**TASK DESCRIPTION**: Leaving the pictures aside, transcribe every line below exactly.

-----

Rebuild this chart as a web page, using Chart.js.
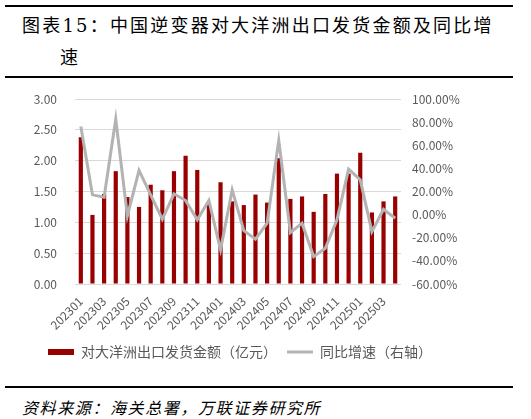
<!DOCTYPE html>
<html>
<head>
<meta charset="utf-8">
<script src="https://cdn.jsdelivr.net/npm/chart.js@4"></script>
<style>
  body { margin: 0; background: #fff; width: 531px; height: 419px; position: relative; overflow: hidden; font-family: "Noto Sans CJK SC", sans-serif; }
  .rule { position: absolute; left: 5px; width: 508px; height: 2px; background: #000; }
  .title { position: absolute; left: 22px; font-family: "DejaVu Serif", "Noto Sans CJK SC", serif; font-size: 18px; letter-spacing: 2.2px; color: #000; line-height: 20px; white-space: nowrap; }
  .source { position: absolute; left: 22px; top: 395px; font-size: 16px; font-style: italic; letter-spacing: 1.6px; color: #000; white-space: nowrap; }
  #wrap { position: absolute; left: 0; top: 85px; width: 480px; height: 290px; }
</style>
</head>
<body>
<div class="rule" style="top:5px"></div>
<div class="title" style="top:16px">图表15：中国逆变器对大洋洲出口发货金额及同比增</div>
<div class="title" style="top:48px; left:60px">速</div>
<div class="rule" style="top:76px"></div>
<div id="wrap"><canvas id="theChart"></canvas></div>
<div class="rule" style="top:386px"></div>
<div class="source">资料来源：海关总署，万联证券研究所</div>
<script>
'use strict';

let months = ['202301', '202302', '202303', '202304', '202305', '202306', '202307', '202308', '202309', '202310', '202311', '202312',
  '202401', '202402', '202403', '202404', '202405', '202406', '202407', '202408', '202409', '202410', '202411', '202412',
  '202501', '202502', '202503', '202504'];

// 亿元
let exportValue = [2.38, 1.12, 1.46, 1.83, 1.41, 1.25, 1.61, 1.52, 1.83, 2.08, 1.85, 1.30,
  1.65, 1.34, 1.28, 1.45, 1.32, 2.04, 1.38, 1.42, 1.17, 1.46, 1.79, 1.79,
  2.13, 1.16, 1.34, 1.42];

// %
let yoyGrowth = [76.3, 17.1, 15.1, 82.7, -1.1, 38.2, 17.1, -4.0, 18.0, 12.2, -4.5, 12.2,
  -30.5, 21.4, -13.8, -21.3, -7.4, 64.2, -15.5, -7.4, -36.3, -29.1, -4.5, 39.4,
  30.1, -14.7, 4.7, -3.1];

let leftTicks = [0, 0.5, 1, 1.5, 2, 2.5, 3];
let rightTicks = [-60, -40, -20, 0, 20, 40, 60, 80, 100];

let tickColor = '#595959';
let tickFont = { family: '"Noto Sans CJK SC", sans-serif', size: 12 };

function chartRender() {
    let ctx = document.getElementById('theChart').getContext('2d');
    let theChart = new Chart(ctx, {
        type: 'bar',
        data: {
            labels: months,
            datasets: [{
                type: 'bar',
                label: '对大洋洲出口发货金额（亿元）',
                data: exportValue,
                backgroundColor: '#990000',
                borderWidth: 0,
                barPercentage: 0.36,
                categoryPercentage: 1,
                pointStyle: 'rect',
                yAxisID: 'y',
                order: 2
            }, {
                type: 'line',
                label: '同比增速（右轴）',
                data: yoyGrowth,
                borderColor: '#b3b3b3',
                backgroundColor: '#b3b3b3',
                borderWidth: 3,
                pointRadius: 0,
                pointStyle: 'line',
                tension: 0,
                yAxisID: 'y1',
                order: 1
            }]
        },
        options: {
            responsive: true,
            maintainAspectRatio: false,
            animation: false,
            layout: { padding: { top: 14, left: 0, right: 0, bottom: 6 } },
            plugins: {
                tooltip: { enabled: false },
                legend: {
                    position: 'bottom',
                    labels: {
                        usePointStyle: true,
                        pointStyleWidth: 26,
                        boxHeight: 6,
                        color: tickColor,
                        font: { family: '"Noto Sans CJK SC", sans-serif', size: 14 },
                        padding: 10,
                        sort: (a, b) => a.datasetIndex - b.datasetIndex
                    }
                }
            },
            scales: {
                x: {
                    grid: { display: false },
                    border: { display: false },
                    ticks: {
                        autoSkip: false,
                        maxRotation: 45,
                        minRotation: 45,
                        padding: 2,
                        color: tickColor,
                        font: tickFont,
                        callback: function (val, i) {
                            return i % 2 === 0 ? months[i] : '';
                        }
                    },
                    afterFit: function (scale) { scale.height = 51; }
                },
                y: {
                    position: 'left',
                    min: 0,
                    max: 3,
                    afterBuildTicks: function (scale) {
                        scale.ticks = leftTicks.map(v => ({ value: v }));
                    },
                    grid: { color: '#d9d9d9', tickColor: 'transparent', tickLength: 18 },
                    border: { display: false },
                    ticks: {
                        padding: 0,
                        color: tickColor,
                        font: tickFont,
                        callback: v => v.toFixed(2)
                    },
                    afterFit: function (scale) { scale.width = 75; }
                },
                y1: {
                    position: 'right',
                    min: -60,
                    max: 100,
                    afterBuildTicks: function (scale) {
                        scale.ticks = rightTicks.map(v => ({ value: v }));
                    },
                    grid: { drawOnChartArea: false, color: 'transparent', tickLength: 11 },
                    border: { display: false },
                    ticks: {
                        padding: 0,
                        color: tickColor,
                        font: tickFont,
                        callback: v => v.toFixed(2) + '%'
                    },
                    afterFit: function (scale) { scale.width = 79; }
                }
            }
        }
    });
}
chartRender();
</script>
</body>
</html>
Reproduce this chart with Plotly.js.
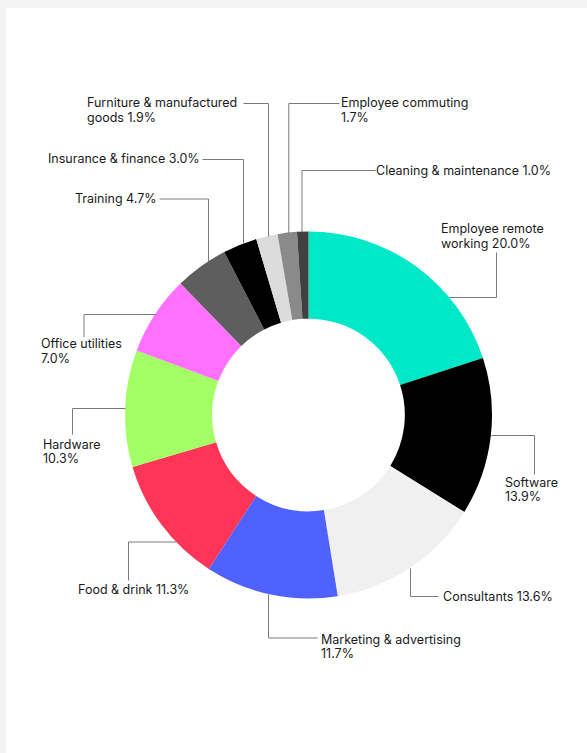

-----

**SOLUTION TO THIS EXERCISE**:
Rebuild this chart as a web page, using Chart.js.
<!DOCTYPE html>
<html>
<head>
<meta charset="utf-8">
<script src="https://cdn.jsdelivr.net/npm/chart.js@4"></script>
<style>
  body { margin: 0; background: #fff; width: 531px; height: 419px; position: relative; overflow: hidden; font-family: "Noto Sans CJK SC", sans-serif; }
  .rule { position: absolute; left: 5px; width: 508px; height: 2px; background: #000; }
  .title { position: absolute; left: 22px; font-family: "DejaVu Serif", "Noto Sans CJK SC", serif; font-size: 18px; letter-spacing: 2.2px; color: #000; line-height: 20px; white-space: nowrap; }
  .source { position: absolute; left: 22px; top: 395px; font-size: 16px; font-style: italic; letter-spacing: 1.6px; color: #000; white-space: nowrap; }
  #wrap { position: absolute; left: 0; top: 85px; width: 480px; height: 290px; }
</style>
</head>
<body>
<div class="rule" style="top:5px"></div>
<div class="title" style="top:16px">图表15：中国逆变器对大洋洲出口发货金额及同比增</div>
<div class="title" style="top:48px; left:60px">速</div>
<div class="rule" style="top:76px"></div>
<div id="wrap"><canvas id="theChart"></canvas></div>
<div class="rule" style="top:386px"></div>
<div class="source">资料来源：海关总署，万联证券研究所</div>
<script>
'use strict';

let months = ['202301', '202302', '202303', '202304', '202305', '202306', '202307', '202308', '202309', '202310', '202311', '202312',
  '202401', '202402', '202403', '202404', '202405', '202406', '202407', '202408', '202409', '202410', '202411', '202412',
  '202501', '202502', '202503', '202504'];

// 亿元
let exportValue = [2.38, 1.12, 1.46, 1.83, 1.41, 1.25, 1.61, 1.52, 1.83, 2.08, 1.85, 1.30,
  1.65, 1.34, 1.28, 1.45, 1.32, 2.04, 1.38, 1.42, 1.17, 1.46, 1.79, 1.79,
  2.13, 1.16, 1.34, 1.42];

// %
let yoyGrowth = [76.3, 17.1, 15.1, 82.7, -1.1, 38.2, 17.1, -4.0, 18.0, 12.2, -4.5, 12.2,
  -30.5, 21.4, -13.8, -21.3, -7.4, 64.2, -15.5, -7.4, -36.3, -29.1, -4.5, 39.4,
  30.1, -14.7, 4.7, -3.1];

let leftTicks = [0, 0.5, 1, 1.5, 2, 2.5, 3];
let rightTicks = [-60, -40, -20, 0, 20, 40, 60, 80, 100];

let tickColor = '#595959';
let tickFont = { family: '"Noto Sans CJK SC", sans-serif', size: 12 };

function chartRender() {
    let ctx = document.getElementById('theChart').getContext('2d');
    let theChart = new Chart(ctx, {
        type: 'bar',
        data: {
            labels: months,
            datasets: [{
                type: 'bar',
                label: '对大洋洲出口发货金额（亿元）',
                data: exportValue,
                backgroundColor: '#990000',
                borderWidth: 0,
                barPercentage: 0.36,
                categoryPercentage: 1,
                pointStyle: 'rect',
                yAxisID: 'y',
                order: 2
            }, {
                type: 'line',
                label: '同比增速（右轴）',
                data: yoyGrowth,
                borderColor: '#b3b3b3',
                backgroundColor: '#b3b3b3',
                borderWidth: 3,
                pointRadius: 0,
                pointStyle: 'line',
                tension: 0,
                yAxisID: 'y1',
                order: 1
            }]
        },
        options: {
            responsive: true,
            maintainAspectRatio: false,
            animation: false,
            layout: { padding: { top: 14, left: 0, right: 0, bottom: 6 } },
            plugins: {
                tooltip: { enabled: false },
                legend: {
                    position: 'bottom',
                    labels: {
                        usePointStyle: true,
                        pointStyleWidth: 26,
                        boxHeight: 6,
                        color: tickColor,
                        font: { family: '"Noto Sans CJK SC", sans-serif', size: 14 },
                        padding: 10,
                        sort: (a, b) => a.datasetIndex - b.datasetIndex
                    }
                }
            },
            scales: {
                x: {
                    grid: { display: false },
                    border: { display: false },
                    ticks: {
                        autoSkip: false,
                        maxRotation: 45,
                        minRotation: 45,
                        padding: 2,
                        color: tickColor,
                        font: tickFont,
                        callback: function (val, i) {
                            return i % 2 === 0 ? months[i] : '';
                        }
                    },
                    afterFit: function (scale) { scale.height = 51; }
                },
                y: {
                    position: 'left',
                    min: 0,
                    max: 3,
                    afterBuildTicks: function (scale) {
                        scale.ticks = leftTicks.map(v => ({ value: v }));
                    },
                    grid: { color: '#d9d9d9', tickColor: 'transparent', tickLength: 18 },
                    border: { display: false },
                    ticks: {
                        padding: 0,
                        color: tickColor,
                        font: tickFont,
                        callback: v => v.toFixed(2)
                    },
                    afterFit: function (scale) { scale.width = 75; }
                },
                y1: {
                    position: 'right',
                    min: -60,
                    max: 100,
                    afterBuildTicks: function (scale) {
                        scale.ticks = rightTicks.map(v => ({ value: v }));
                    },
                    grid: { drawOnChartArea: false, color: 'transparent', tickLength: 11 },
                    border: { display: false },
                    ticks: {
                        padding: 0,
                        color: tickColor,
                        font: tickFont,
                        callback: v => v.toFixed(2) + '%'
                    },
                    afterFit: function (scale) { scale.width = 79; }
                }
            }
        }
    });
}
chartRender();
</script>
</body>
</html>
Reproduce this chart with Plotly.js.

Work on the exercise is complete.